Pilates Relieves Back Pain

Be Kind to Your Spine: Give it Pilates

A research article published in the Journal of Orthopedic and Sports Physical Therapy showed that Pilates-based therapeutic exercise significantly decreased pain and disability in patients with chronic low back pain (J Orthop Sports Phys Ther 2006; 36:472-484).

No surgery! No medications! And something that makes you feel good while you are doing it. But it isn’t quick. And it will cost a modest amount of money. In the research article, subjects with low back pain participated in three hours of supervised Pilates per week for a month. But the positive results lasted over a 12-month follow-up period. At LNK Pilates, we recommend clients with back pain take Pilates twice a week, starting with private instruction to learn proper technique.

Why does Pilates work? Your spine is an amazing biomechanical structure that works smoothly and efficiently with correct postural alignment and motor control. Activities of daily living in the modern world sabotage our spine creating poor posture, muscle imbalance and inability to properly stabilize the spine during movement. It’s no wonder that back pain is the second most common cause for visiting the doctor!

Pilates works in a variety of ways.

First, Pilates strengthens the deep muscles that stabilize the spine.

Called local stabilizers, these muscles don’t move the spine-at least not much-but play a critical role in stabilizing the boney structures of the spine during movement. If these muscles are not strong, the spine will be subject to excessive wear & tear when the global mobilizing muscles are activated. In Pilates, a key component of each exercise is teaching proper stabilization of the Core (spine, hip & shoulder girdle) while the body is moving.

Second, Pilates lengthens and strengthens opposing muscle groups.

For instance, the hamstrings in the back of the leg balance the quadriceps muscle in the front of the leg. If the hamstrings are shortened, they exert an abnormal pull on the pelvis and spine causing the back to “flatten” and lose some of its’ natural protection. Pilates lengthens the hamstrings allowing the back to maintain its’ natural curve.
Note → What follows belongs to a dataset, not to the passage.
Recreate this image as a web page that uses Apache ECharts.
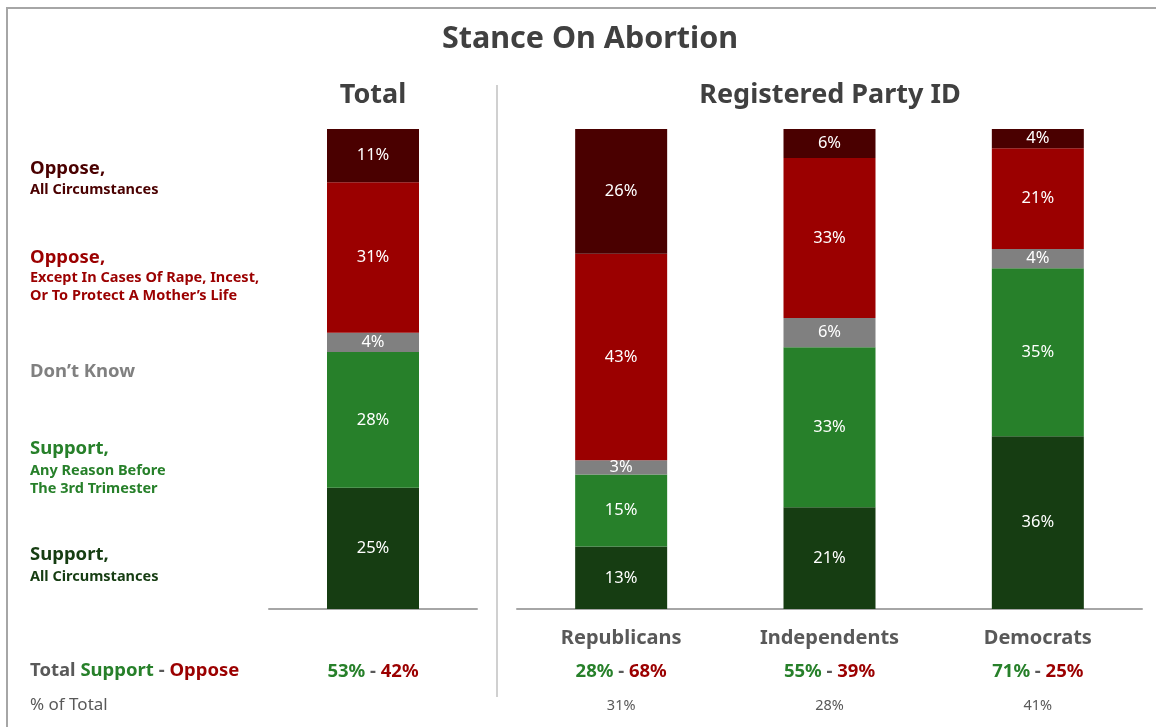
<!DOCTYPE html>
<html><head><meta charset="utf-8">
<script src="https://cdn.jsdelivr.net/npm/echarts@6/dist/echarts.min.js"></script>
<style>html,body{margin:0;padding:0;background:#fff}#c{width:1156px;height:727px}</style>
</head><body><div id="c"></div>
<script>
// ---- data ----
const totalCats = ['Total'];
const partyCats = ['Republicans', 'Independents', 'Democrats'];
const seriesNames = ['Support, All Circumstances', 'Support, Any Reason Before The 3rd Trimester', "Don't Know", 'Oppose, Except In Cases Of Rape, Incest, Or To Protect A Mother\u2019s Life', 'Oppose, All Circumstances'];
const totalSupportAll = [25];
const totalSupportAny = [28];
const totalDontKnow = [4];
const totalOpposeExcept = [31];
const totalOpposeAll = [11];
const partySupportAll = [13, 21, 36];
const partySupportAny = [15, 33, 35];
const partyDontKnow = [3, 6, 4];
const partyOpposeExcept = [43, 33, 21];
const partyOpposeAll = [26, 6, 4];
const totalSupportSum = [53];
const totalOpposeSum = [42];
const partySupportSum = [28, 55, 71];
const partyOpposeSum = [68, 39, 25];
const partyShare = [31, 28, 41];

const colors = ['#163d12', '#27802a', '#808080', '#9b0000', '#4a0000'];
const FONT = 'Noto Sans';

function shares(groups) {
  const n = groups[0].length;
  const sums = [];
  for (let i = 0; i < n; i++) { let s = 0; groups.forEach(g => s += g[i]); sums.push(s); }
  return groups.map(g => g.map((v, i) => ({ value: v / sums[i] * 100, raw: v })));
}
const totalData = shares([totalSupportAll, totalSupportAny, totalDontKnow, totalOpposeExcept, totalOpposeAll]);
const partyData = shares([partySupportAll, partySupportAny, partyDontKnow, partyOpposeExcept, partyOpposeAll]);

const series = [];
[totalData, partyData].forEach((grp, gi) => {
  grp.forEach((d, si) => {
    series.push({
      name: seriesNames[si], type: 'bar', stack: 's' + gi, xAxisIndex: gi, yAxisIndex: gi,
      barWidth: 92, data: d, itemStyle: { color: colors[si] },
      label: { show: true, position: 'inside', color: '#fff', fontFamily: FONT, fontSize: 16.5,
        formatter: p => p.data.raw + '%' },
      emphasis: { disabled: true }
    });
  });
});

const rich = {
  n: { fontFamily: FONT, fontSize: 20, fontWeight: 'bold', color: '#595959', lineHeight: 34 },
  g: { fontFamily: FONT, fontSize: 18.5, fontWeight: 'bold', color: '#27802a', lineHeight: 34 },
  d: { fontFamily: FONT, fontSize: 18.5, fontWeight: 'bold', color: '#595959', lineHeight: 34 },
  r: { fontFamily: FONT, fontSize: 18.5, fontWeight: 'bold', color: '#9b0000', lineHeight: 34 },
  s: { fontFamily: FONT, fontSize: 14.5, color: '#595959', lineHeight: 34 }
};

const axisCommon = {
  type: 'category', axisTick: { show: false },
  axisLine: { lineStyle: { color: '#a6a6a6', width: 2 } }
};

function t(x, y, text, font, fill, align) {
  return { type: 'text', x: x, y: y, silent: true,
    style: { text: text, font: font, fill: fill, textAlign: align || 'left', textVerticalAlign: 'middle' } };
}
const big = 'bold 18.5px "Noto Sans"';
const small = 'bold 14.5px "Noto Sans"';

const option = {
  animation: false,
  grid: [
    { left: 269, width: 208, top: 129, bottom: 118 },
    { left: 517, width: 625, top: 129, bottom: 118 }
  ],
  xAxis: [
    Object.assign({}, axisCommon, { gridIndex: 0, data: totalCats,
      axisLabel: { margin: 12, lineHeight: 34, rich: rich,
        formatter: (v, i) => '{n| }\n{g|' + totalSupportSum[i] + '%}{d| - }{r|' + totalOpposeSum[i] + '%}' } }),
    Object.assign({}, axisCommon, { gridIndex: 1, data: partyCats,
      axisLabel: { margin: 12, lineHeight: 34, rich: rich,
        formatter: (v, i) => '{n|' + v + '}\n{g|' + partySupportSum[i] + '%}{d| - }{r|' + partyOpposeSum[i] + '%}\n{s|' + partyShare[i] + '%}' } })
  ],
  yAxis: [
    { type: 'value', gridIndex: 0, min: 0, max: 100, show: false },
    { type: 'value', gridIndex: 1, min: 0, max: 100, show: false }
  ],
  series: series,
  graphic: [
    { type: 'rect', shape: { x: 7, y: 8, width: 1170, height: 740 }, style: { fill: 'none', stroke: '#a6a6a6', lineWidth: 2 }, silent: true },
    { type: 'line', shape: { x1: 497, y1: 85, x2: 497, y2: 697 }, style: { stroke: '#d0d0d0', lineWidth: 2 }, silent: true },
    t(590, 39, 'Stance On Abortion', 'bold 30.5px "Noto Sans"', '#404040', 'center'),
    t(373, 95, 'Total', 'bold 27px "Noto Sans"', '#404040', 'center'),
    t(830, 95, 'Registered Party ID', 'bold 27px "Noto Sans"', '#404040', 'center'),

    t(30, 169, 'Oppose,', big, '#4a0000'),
    t(30, 190, 'All Circumstances', small, '#4a0000'),
    t(30, 258, 'Oppose,', big, '#9b0000'),
    t(30, 278, 'Except In Cases Of Rape, Incest,', small, '#9b0000'),
    t(30, 296, 'Or To Protect A Mother\u2019s Life', small, '#9b0000'),
    t(30, 372, 'Don\u2019t Know', big, '#808080'),
    t(30, 449, 'Support,', big, '#27802a'),
    t(30, 471, 'Any Reason Before', small, '#27802a'),
    t(30, 489, 'The 3rd Trimester', small, '#27802a'),
    t(30, 555, 'Support,', big, '#163d12'),
    t(30, 577, 'All Circumstances', small, '#163d12'),

    { type: 'text', x: 30, y: 671, silent: true, style: { text: '{d|Total }{g|Support}{d| - }{r|Oppose}', rich: {
        d: { font: 'bold 18.5px "Noto Sans"', fill: '#595959' },
        g: { font: 'bold 18.5px "Noto Sans"', fill: '#27802a' },
        r: { font: 'bold 18.5px "Noto Sans"', fill: '#9b0000' } }, textVerticalAlign: 'middle' } },
    t(30, 705, '% of Total', '17px "Noto Sans"', '#595959')
  ]
};
const chart = echarts.init(document.getElementById('c'));
chart.setOption(option);
</script>
</body></html>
Try sitting on the floor with your legs stretched out in front of you. Look at your low back in the mirror. If your back is flat or flexed, your hamstrings may be shortened. If you start to feel discomfort in the front of your legs near your hip joints shortly after you assume the position, your abdominal muscles may be weak causing your hip flexors to work overly hard to keep you sitting up straight. Just two examples of the havoc our modern day life can wreak upon our body!

Third, Pilates teaches you proper muscular activation.

If the muscles do not fire in the proper order when you move, there will be wear and tear on the spine. Weakness and dysfunction of the gluteal muscles can cause the low back to work harder than it should and exert an abnormal force on the lumbar spine.

This can be tested. Lie on your stomach and extend one leg into the air. If the movement is initiated by activating the muscles in the low back rather than the glutes, faulty movement patterns exist and may contribute to low back pain. In Pilates, we teach you how to move by cueing which muscles should be used at which time during a specific exercise.

Pilates works.

But like everything worth having, it takes time. On average, we recommend twice weekly sessions of 50 minutes for at least 10 weeks to feel a difference. In cases where disability is more severe, private instruction is recommended. As always, see your physician for diagnosis and medical treatment. But making Pilates part of your overall restorative health program will improve the way you look and feel.